Demario Beck

No. 20 – Surrey Scorchers
- Position: Power forward
- League: British Basketball League

Personal information
- Born: 1994 (age 31–32) Cochran, Georgia, U.S.
- Nationality: American
- Listed height: 6 ft 8 in (2.03 m)
- Listed weight: 220 lb (100 kg)

Career information
- High school: Bleckley County (Cochran, Georgia)
- College: South Georgia Technical (2014–2016); Coastal Carolina (2016–2018);
- NBA draft: 2018: undrafted
- Playing career: 2018–present

Career history
- 2018–present: Surrey Scorchers

Career highlights
- First-team All-GCAA (2016);

= Demario Beck =

American basketball player (born 1994)

Demario Beck (born 1994) is an American professional basketball player for the Surrey Scorchers in the British Basketball League.

== College career ==
Beck spent two years playing at South Georgia Technical College and was named first-team All-GCAA in his sophomore year.

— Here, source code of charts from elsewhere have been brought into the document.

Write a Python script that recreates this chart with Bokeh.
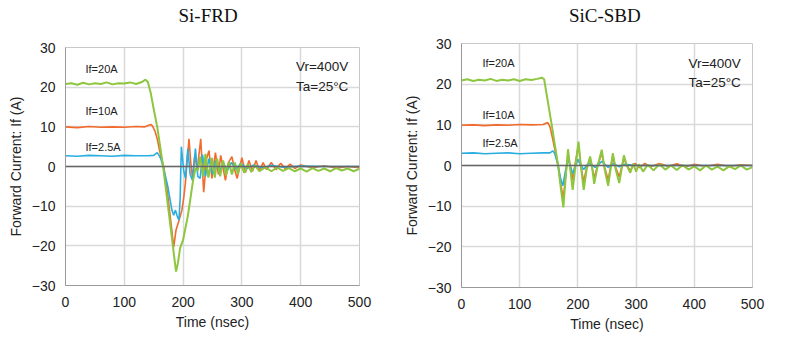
from bokeh.plotting import figure
from bokeh.layouts import row, column
from bokeh.models import FixedTicker, Span, Label
from bokeh.core.properties import value
from bokeh.embed import file_html
from bokeh.resources import INLINE

# ---------------- data: Si-FRD (left) ----------------
frd_g_t = [0, 10, 20, 30, 40, 50, 60, 70, 80, 90, 100, 110, 120, 130, 136, 140, 145, 150, 156, 161, 166, 171, 176,
           181, 185, 188, 191, 195, 200, 204, 208, 213, 217, 221, 225, 229, 234, 238, 243, 249, 254, 258, 263, 268,
           273, 278, 283, 288, 293, 298, 304, 310, 316, 322, 330, 340, 350, 360, 370, 380, 390, 400, 410, 420, 430,
           440, 450, 460, 470, 480, 490, 500]
frd_g_v = [20.8, 21.0, 20.6, 21.1, 20.7, 21.0, 20.8, 21.2, 20.7, 21.0, 20.9, 21.2, 20.8, 21.3, 21.9, 21.3, 18.5, 14.5,
           10.0, 5.0, 0.0, -6.0, -12.0, -18.0, -23.0, -26.5, -24.5, -20.5, -18.5, -15.5, -12.5, -7.5, -3.5, -0.5, -1.0,
           2.5, -2.5, 3.2, -2.8, 2.2, -2.8, 2.0, -2.5, 1.5, -2.3, 1.2, -2.0, 1.0, -1.8, 0.8, -1.6, 0.6, -1.4, 0.3,
           -1.2, -0.2, -1.2, -0.3, -1.1, -0.4, -1.2, -0.5, -1.3, -0.4, -1.1, -0.5, -1.2, -0.4, -1.0, -0.5, -1.2, -0.6]

frd_o_t = [0, 20, 40, 60, 80, 100, 120, 135, 145, 148, 152, 156, 160, 164, 167, 171, 175, 180, 184, 188, 193, 198,
           201, 204, 207, 210, 213, 216, 220, 224, 230, 235, 240, 244, 249, 255, 260, 264, 272, 277, 283, 288, 292,
           300, 306, 312, 318, 324, 330, 336, 342, 350, 358, 366, 374, 382, 390, 400, 420, 440, 460, 480, 500]
frd_o_v = [10.0, 9.8, 10.1, 9.9, 10.0, 9.9, 10.1, 10.0, 10.6, 10.2, 9.0, 7.0, 4.0, 1.5, 0.0, -4.0, -8.5, -15.0, -20.3,
           -16.0, -13.6, -11.0, -8.0, -4.0, 1.5, 7.0, 1.0, -3.0, 3.0, -1.0, 7.0, -6.5, 2.0, 4.0, -3.0, 3.5, -2.0, 2.8,
           -3.5, 1.0, 2.5, -1.0, -3.0, 2.2, -1.5, 1.5, -1.2, 1.5, -1.0, 1.0, -0.8, 1.0, -0.8, 0.8, -0.6, 0.6, -0.5,
           0.4, -0.3, 0.2, -0.4, 0.0, -0.3]

frd_b_t = [0, 20, 40, 60, 80, 100, 120, 140, 150, 156, 159, 162, 166, 170, 174, 178, 181, 184, 187, 190, 193, 195,
           197, 199, 201, 204, 208, 212, 216, 221, 225, 229, 233, 238, 244, 250, 256, 262, 268, 275, 282, 290, 298,
           308, 320, 335, 350, 370, 400, 450, 500]
frd_b_v = [2.7, 2.6, 2.8, 2.7, 2.6, 2.8, 2.7, 2.7, 2.8, 3.5, 2.8, 2.0, 0.0, -2.5, -5.0, -8.5, -11.0, -12.3, -11.0,
           -12.5, -13.5, -8.0, 5.0, 2.0, -1.0, -3.0, 4.5, -2.0, -3.5, 4.5, -2.5, -3.0, 3.0, -2.5, 2.0, -2.0, 1.5, -1.5,
           1.2, -1.2, 1.0, -0.8, 0.8, -0.6, 0.4, -0.4, 0.3, -0.2, 0.1, 0.0, 0.0]

# ---------------- data: SiC-SBD (right) ----------------
sbd_g_t = [0, 10, 20, 30, 40, 50, 60, 70, 80, 90, 100, 110, 120, 130, 138, 142, 148, 155, 161, 166, 171, 175, 179,
           183, 187, 191, 196, 201, 205, 210, 215, 221, 224, 228, 234, 241, 246, 252, 256, 260, 265, 271, 275, 279,
           284, 290, 295, 300, 305, 312, 320, 330, 340, 350, 360, 370, 380, 390, 400, 410, 420, 430, 440, 450, 460,
           470, 480, 490, 500]
sbd_g_v = [20.9, 21.2, 20.8, 21.1, 20.9, 21.3, 20.8, 21.1, 20.9, 21.2, 20.8, 21.2, 21.0, 21.3, 21.6, 21.2, 16.0, 10.0,
           4.5, 0.0, -6.0, -10.3, -3.0, 4.0, -1.0, -6.0, 0.0, 5.9, 0.0, -6.0, -1.0, 2.2, 0.0, -4.5, 0.0, 3.9, -1.0,
           -5.0, -1.0, 3.0, -1.0, -4.3, -1.0, 2.5, 0.0, -1.8, 0.5, -1.5, 0.3, -1.5, 0.2, -1.2, 0.3, -1.0, 0.0, -1.1,
           0.1, -1.0, -0.2, -1.2, 0.0, -1.0, -0.3, -1.2, -0.2, -0.9, 0.0, -1.0, -0.4]

sbd_o_t = [0, 20, 40, 60, 80, 100, 120, 140, 148, 152, 156, 161, 166, 171, 175, 179, 183, 187, 191, 196, 201, 205,
           210, 215, 221, 228, 234, 241, 246, 252, 256, 260, 265, 271, 275, 279, 284, 290, 298, 306, 315, 325, 340,
           355, 370, 385, 400, 420, 440, 460, 480, 500]
sbd_o_v = [9.9, 10.0, 9.8, 10.0, 9.9, 10.1, 10.0, 10.1, 10.6, 9.5, 7.0, 3.5, 0.0, -5.0, -8.0, -2.5, 3.0, -0.5, -3.5,
           1.0, 5.0, 0.0, -4.0, -0.5, 1.8, -3.0, 0.0, 3.0, -0.5, -3.5, -0.5, 2.2, -0.5, -2.8, -0.5, 1.8, 0.0, -1.2,
           0.5, -0.5, 0.5, -0.3, 0.5, -0.2, 0.4, -0.3, 0.3, -0.2, 0.3, -0.2, 0.2, 0.0]

sbd_b_t = [0, 20, 40, 60, 80, 100, 120, 140, 152, 157, 160, 163, 166, 170, 174, 179, 183, 187, 191, 196, 200, 205,
           210, 215, 220, 230, 241, 252, 260, 271, 280, 300, 350, 400, 450, 500]
sbd_b_v = [3.0, 3.1, 2.9, 3.0, 3.1, 2.9, 3.0, 3.1, 3.1, 3.6, 3.0, 1.5, 0.0, -3.0, -5.0, -1.0, 1.5, 0.0, -2.0, 0.0,
           1.5, 0.0, -1.0, 0.0, 0.5, -0.5, 1.0, -0.5, 0.5, -0.3, 0.3, 0.0, 0.0, 0.0, 0.0, 0.0]

titles = ["Si-FRD", "SiC-SBD"]
x_ticks = [0, 100, 200, 300, 400, 500]
y_ticks = [-30, -20, -10, 0, 10, 20, 30]
labels_if = ["If=20A", "If=10A", "If=2.5A"]
cond_labels = ["Vr=400V", "Ta=25°C"]

GREEN = "#8dc63f"
ORANGE = "#f26a2c"
BLUE = "#2aaee0"
SANS = "Liberation Sans"
TITLE_H = 30


def make_title(text, cx):
    t = figure(width=400, height=TITLE_H, x_range=(0, 400), y_range=(0, TITLE_H),
               x_axis_type=None, y_axis_type=None, output_backend="svg", toolbar_location=None,
               min_border=0, min_border_left=0, min_border_right=0, min_border_top=0, min_border_bottom=0)
    t.grid.visible = False
    t.outline_line_color = None
    t.text(x=[cx], y=[TITLE_H - 15], text=[text], text_font=value("Liberation Serif"),
           text_font_size="19px", text_color="#111111", text_align="center", text_baseline="middle")
    return t


def make_fig(series, borders, if_pos, cond_pos):
    left, right, top, bottom, fw, fh = borders
    p = figure(width=left + fw + right, height=top + fh + bottom,
               x_range=(0, 500), y_range=(-30, 30),
               output_backend="svg", toolbar_location=None,
               min_border_left=left, min_border_right=right,
               min_border_top=top, min_border_bottom=bottom)

    for ax in (p.xaxis, p.yaxis):
        ax.major_label_text_font = SANS
        ax.major_label_text_font_size = "14px"
        ax.major_label_text_color = "#222222"
        ax.axis_label_text_font = SANS
        ax.axis_label_text_font_size = "14px"
        ax.axis_label_text_font_style = "normal"
        ax.axis_label_text_color = "#222222"
        ax.major_tick_out = 0
        ax.major_tick_in = 0
        ax.minor_tick_out = 0
        ax.minor_tick_in = 0
        ax.axis_line_color = "#999999"
    p.xaxis.ticker = FixedTicker(ticks=x_ticks)
    p.yaxis.ticker = FixedTicker(ticks=y_ticks)
    p.xaxis.axis_label = "Time (nsec)"
    p.yaxis.axis_label = "Forward Current: If (A)"
    p.xaxis.major_label_standoff = 11
    p.xaxis.axis_label_standoff = 4
    p.yaxis.major_label_standoff = 10
    p.yaxis.axis_label_standoff = 5

    p.xgrid.grid_line_color = "#d9d9d9"
    p.ygrid.grid_line_color = "#d9d9d9"
    p.xgrid.grid_line_width = 1.5
    p.ygrid.grid_line_width = 1.5
    p.outline_line_color = "#c8c8c8"
    p.background_fill_color = "white"
    p.border_fill_color = "white"

    p.add_layout(Span(location=0, dimension="width", line_color="#666666", line_width=1.5))

    (ot, ov), (bt, bv), (gt, gv) = series
    p.line(ot, ov, line_color=ORANGE, line_width=1.6)
    p.line(bt, bv, line_color=BLUE, line_width=1.6)
    p.line(gt, gv, line_color=GREEN, line_width=2.0)

    for txt, (x, y) in zip(labels_if, if_pos):
        p.add_layout(Label(x=x, y=y, text=txt, text_font=SANS, text_font_size="11px",
                           text_color="#222222", text_baseline="middle", text_align="left"))
    for txt, (x, y) in zip(cond_labels, cond_pos):
        p.add_layout(Label(x=x, y=y, text=txt, text_font=SANS, text_font_size="13.5px",
                           text_color="#222222", text_baseline="middle", text_align="right"))
    return p


p1 = make_fig([(frd_o_t, frd_o_v), (frd_b_t, frd_b_v), (frd_g_t, frd_g_v)],
              (65, 41, 47 - TITLE_H, 60, 294, 238),
              [(34, 24.7), (34, 14.1), (34, 4.8)],
              [(481, 25.2), (481, 20.2)])
p2 = make_fig([(sbd_o_t, sbd_o_v), (sbd_b_t, sbd_b_v), (sbd_g_t, sbd_g_v)],
              (49, 48, 43 - TITLE_H, 58, 303, 244),
              [(36, 25.2), (36, 12.4), (36, 5.6)],
              [(480, 25.2), (480, 20.5)])
t1 = make_title(titles[0], 194)
t2 = make_title(titles[1], 197)

layout = row(column(t1, p1), column(t2, p2))
open("out.html", "w").write(file_html(layout, INLINE))
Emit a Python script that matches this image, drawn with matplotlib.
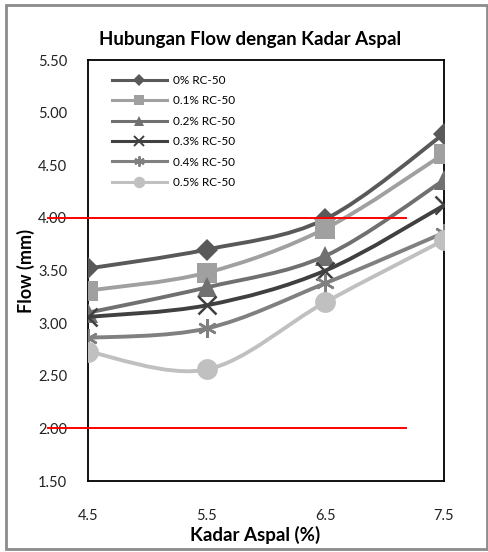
import matplotlib
matplotlib.use('Agg')
import matplotlib.pyplot as plt
import numpy as np
from matplotlib.path import Path
from matplotlib.patches import PathPatch, Rectangle
from matplotlib.lines import Line2D

plt.rcParams['font.family'] = ['Lato', 'DejaVu Sans']

kadar = [4.5, 5.5, 6.5, 7.5]
labels = ['0% RC-50', '0.1% RC-50', '0.2% RC-50', '0.3% RC-50', '0.4% RC-50', '0.5% RC-50']
flow = [
    [3.52, 3.70, 3.99, 4.80],
    [3.31, 3.48, 3.90, 4.61],
    [3.10, 3.34, 3.64, 4.36],
    [3.06, 3.17, 3.50, 4.12],
    [2.86, 2.95, 3.38, 3.86],
    [2.73, 2.56, 3.20, 3.79],
]
red_levels = [4.0, 2.0]
red_span = [4.16, 7.18]

colors = ['#595959', '#a0a0a0', '#707070', '#404040', '#808080', '#c0c0c0']
markers = ['D', 's', '^', 'x', (6, 2, 0), 'o']
msizes = [11.5, 14, 14, 13.5, 13.5, 15]


def smooth_path(x, y):
    # excel-like smoothed line: cubic bezier through the points
    pts = np.column_stack([x, y])
    n = len(pts)
    verts = [pts[0]]
    codes = [Path.MOVETO]
    for i in range(n - 1):
        p0 = pts[max(i - 1, 0)]
        p1 = pts[i]
        p2 = pts[i + 1]
        p3 = pts[min(i + 2, n - 1)]
        c1 = p1 + (p2 - p0) / 6
        c2 = p2 - (p3 - p1) / 6
        verts += [c1, c2, p2]
        codes += [Path.CURVE4] * 3
    return Path(verts, codes)


fig = plt.figure(figsize=(4.89, 5.52), dpi=100)
ax = fig.add_axes([0.18, 0.1286, 0.728, 0.7624])

handles = []
for i, (lab, vals) in enumerate(zip(labels, flow)):
    c = colors[i]
    ax.add_patch(PathPatch(smooth_path(kadar, vals), facecolor='none',
                           edgecolor=c, lw=2.8, zorder=2 + i * 2))
    thin = markers[i] == 'x' or isinstance(markers[i], tuple)
    mew = 1.8 if thin else 0
    ax.plot(kadar, vals, ls='none', marker=markers[i], ms=msizes[i],
            color=c, mec=c, mew=mew, zorder=3 + i * 2)
    handles.append(Line2D([], [], color=c, lw=2.2, marker=markers[i],
                          ms=msizes[i] * 0.55, mec=c, mew=1.4 if thin else 0))

for lvl in red_levels:
    ax.plot(red_span, [lvl, lvl], color='red', lw=1.4, clip_on=False, zorder=20)

ax.set_xlim(4.5, 7.5)
ax.set_ylim(1.5, 5.5)
ax.set_xticks(kadar)
ax.set_xticklabels(['4.5', '5.5', '6.5', '7.5'])
ax.set_yticks(np.arange(1.5, 5.51, 0.5))
ax.set_yticklabels(['%.2f' % v for v in np.arange(1.5, 5.51, 0.5)])
ax.tick_params(length=0, labelsize=10.5, colors='#222222')
ax.tick_params(axis='x', pad=20)
ax.tick_params(axis='y', pad=15)
for s in ax.spines.values():
    s.set_linewidth(1.3)
    s.set_color('black')

ax.set_ylabel('Flow (mm)', fontsize=13, fontweight='bold', labelpad=2)
fig.text(0.521, 0.031, 'Kadar Aspal (%)', ha='center', va='center',
         fontsize=13.5, fontweight='bold')
fig.text(0.511, 0.928, 'Hubungan Flow dengan Kadar Aspal', ha='center',
         va='center', fontsize=13.5, fontweight='bold')

ax.legend(handles, labels, loc='upper left', bbox_to_anchor=(0.045, 0.985),
          frameon=False, fontsize=8.5, handlelength=4.6, handletextpad=0.5,
          labelspacing=0.8, borderaxespad=0.3)

fig.patches.append(Rectangle((6 / 489, 3 / 552), 481 / 489, 544 / 552,
                             transform=fig.transFigure, fill=False,
                             edgecolor='#8c8c8c', lw=2))

fig.savefig('out.png', dpi=100)
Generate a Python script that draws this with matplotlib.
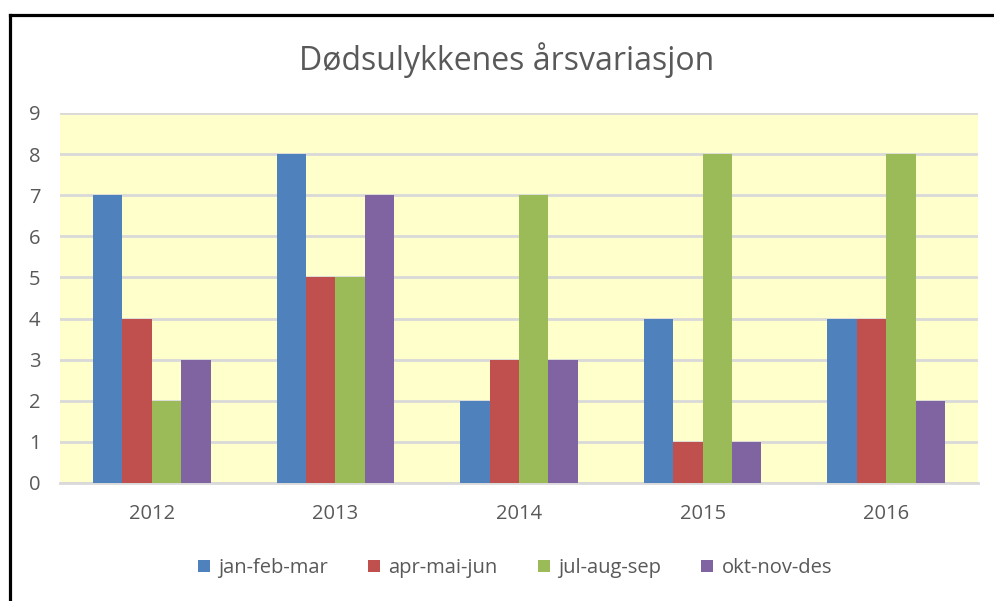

He was the team's highest scorer averaging 11.0 points per game over 25 games, and leading rebounder with an average of 9.8 per game.

In 2016, he joined Coastal Carolina University for his junior year. He averaged 10.0 points, 0.6 assists, 7.8 rebounds and 0.6 steals per game in the 2016–17 season, and 9.8 points, 0.7 assists, 7.2 rebounds and 0.5 steals per game in the 2017–18 season.

== Professional career ==
After graduating from Coastal Carolina University, Beck went undrafted in the 2018 NBA draft. In August 2018, he joined British Basketball League team the Surrey Scorchers.